Il n’en dort plus. Depuis qu’il est tombé dans le piège d’un maître chanteur en ligne, un douanier de 40 ans, affecté à la Mauritius Revenue Authority (MRA), vit dans la peur, la honte… et le silence. Ce n’est que le vendredi 4 juillet qu’il a enfin trouvé le courage de se rendre au poste de police en compagnie de son avocat pour porter plainte pour extorsion. Un soulagement après des semaines de pression psychologique et de menaces persistantes.
Tout commence le 18 juin dernier, lorsqu’il reçoit un message via Facebook Messenger, en apparence anodin. L’expéditeur est un jeune homme de 22 ans, domicilié à Bonne Mère. Le douanier clique sur un lien qui le redirige vers un groupe Telegram où sont diffusées plusieurs vidéos à caractère sexuel, mettant en scène ce qui semble être des mineures. Le piège est tendu.
« To aste foto tifi miner twa, to kontan tifi miner. Atan to fami pou kone tou sa. »
Dès le lendemain, il reçoit une capture d’écran de sa propre photo, extraite de son profil Facebook, accompagnée de ce message glaçant : « To aste foto tifi miner twa, to kontan tifi miner. Atan to fami pou kone tou sa. » Pris au piège, paniqué à l’idée de voir son nom éclaboussé publiquement, il entre dans le jeu de son maître chanteur. Sous les menaces de divulgation, de passage à tabac et d’humiliation publique, il verse plusieurs montants, pour un total de Rs 150 000. Des paiements effectués à la fois par transferts bancaires et en espèces.
Mais l’engrenage de la peur ne s’arrête pas là. Le présumé maître chanteur, identifié comme un certain Ayush, l’aurait même menacé de venir le frapper chez lui et de publier des photos et messages compromettants sur les réseaux sociaux. Épuisé psychologiquement et financièrement, le douanier craque et choisit enfin de parler.
Ce que dit la loi : une arme à double tranchant
Selon le Criminal Code (Supplementary Act) de Maurice, l’extorsion est un crime grave, passible de 10 à 20 ans de prison, surtout lorsqu’il s’accompagne de menaces et d’une utilisation malveillante de données personnelles ou d’images privées. Par ailleurs, l’article 46 de l’Information and Communication Technologies Act (ICTA) sanctionne sévèrement la diffusion non autorisée de contenus à caractère sexuel, et plus encore lorsque des mineurs sont impliqués. La possession, la diffusion ou la consultation de contenus pédopornographiques constituent des infractions pénales.

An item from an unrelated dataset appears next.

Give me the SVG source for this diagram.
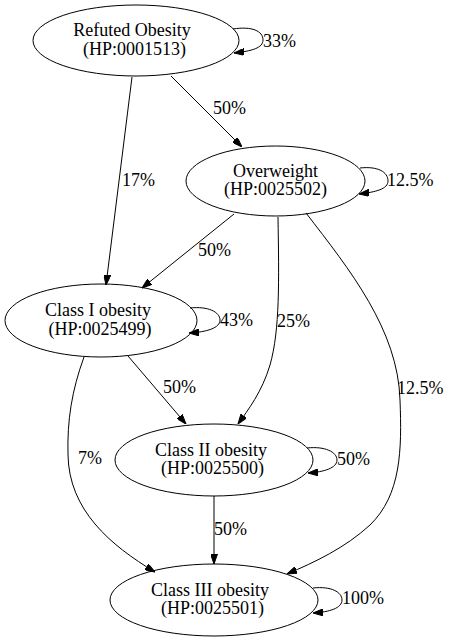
<svg xmlns="http://www.w3.org/2000/svg" width="451" height="641" viewBox="0 0 451 641">
<defs>
<style>
text{font-family:"Liberation Serif","Times New Roman",serif;font-size:18px;fill:#000}
.n text{text-anchor:middle}
ellipse{fill:none;stroke:#000;stroke-width:1}
.e path{fill:none;stroke:#000;stroke-width:1;marker-end:url(#ah)}
</style>
<marker id="ah" viewBox="0 0 10 7" refX="10" refY="3.5" markerWidth="10" markerHeight="7" markerUnits="userSpaceOnUse" orient="auto">
<path d="M0,0 L10,3.5 L0,7 z" fill="#000" stroke="#000"/>
</marker>
</defs>
<rect width="451" height="641" fill="#fff"/>
<g id="edges" class="e">
<path d="M171,76 L242,147"/>
<path d="M132,77 L106,285"/>
<path d="M234,214 L142,288"/>
<path d="M278,217 C279,280 280,330 270,365 C262,392 248,410 238,424"/>
<path d="M306,213 C350,270 398,330 400,400 C402,450 401,495 370,525 C345,548 315,562 287,574"/>
<path d="M128,356 L186,424"/>
<path d="M84,357 C72,390 67,420 68,455 C69,510 110,545 155,572"/>
<path d="M214,496 L214,564"/>
<path d="M233,29 C252,26 263,31 263,40 C263,48 252,51 234,53"/>
<path d="M360,168 C378,166 388,172 388,181 C388,189 376,192 359,194"/>
<path d="M190,308 C208,306 220,312 220,320 C220,328 207,332 189,333"/>
<path d="M307,448 C325,446 337,452 337,460 C337,468 324,472 308,473"/>
<path d="M313,588 C331,586 342,592 342,600 C342,608 330,612 313,613"/>
</g>
<g id="edge-labels">
<text x="213" y="114">50%</text>
<text x="122" y="186">17%</text>
<text x="263" y="47">33%</text>
<text x="387" y="186">12.5%</text>
<text x="198" y="256">50%</text>
<text x="220" y="326">43%</text>
<text x="277" y="327">25%</text>
<text x="397" y="394">12.5%</text>
<text x="163" y="393">50%</text>
<text x="78" y="464">7%</text>
<text x="337" y="465">50%</text>
<text x="214" y="535">50%</text>
<text x="342" y="604">100%</text>
</g>
<g id="n1" class="n">
<ellipse cx="136" cy="40.5" rx="103" ry="35.5"/>
<text x="132" y="36">Refuted Obesity</text>
<text x="134.5" y="55">(HP:0001513)</text>
</g>
<g id="n2" class="n">
<ellipse cx="275.5" cy="181" rx="89.5" ry="35"/>
<text x="275.5" y="176.5">Overweight</text>
<text x="275.5" y="195">(HP:0025502)</text>
</g>
<g id="n3" class="n">
<ellipse cx="101" cy="320.5" rx="96" ry="36.5"/>
<text x="98" y="316">Class I obesity</text>
<text x="100" y="334.5">(HP:0025499)</text>
</g>
<g id="n4" class="n">
<ellipse cx="214" cy="460" rx="99" ry="36"/>
<text x="211" y="455.5">Class II obesity</text>
<text x="212.5" y="474">(HP:0025500)</text>
</g>
<g id="n5" class="n">
<ellipse cx="214" cy="600" rx="104" ry="36"/>
<text x="210" y="595.5">Class III obesity</text>
<text x="212.5" y="614">(HP:0025501)</text>
</g>
</svg>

Dans ce cas précis, la justice devra aussi déterminer si la victime a été manipulée à son insu, ou s’il y a eu une tentative de fabrication de preuves dans le but de nuire à sa réputation et d’obtenir de l’argent.
Une spirale dangereuse et silencieuse
Cette affaire soulève des questions cruciales sur la vulnérabilité psychologique des victimes de cybercriminalité à Maurice. Piégées, isolées et paralysées par la peur du scandale, nombreuses sont celles qui se taisent. Les autorités rappellent que les victimes ne doivent pas se laisser intimider : « Il faut signaler rapidement ces faits à l’ICT Unit ou à la Cybercrime Unit de la police. Plus on attend, plus les criminels prennent de l’assurance », confie un officier du CCID.
Pour le douanier de l’Est, le combat ne fait que commencer. Il devra se reconstruire, regagner confiance en lui, et espérer que justice soit rendue. Son témoignage pourrait toutefois servir d’alerte : dans un monde numérique sans filtre, chacun peut être victime… mais il n’est jamais trop tard pour parler.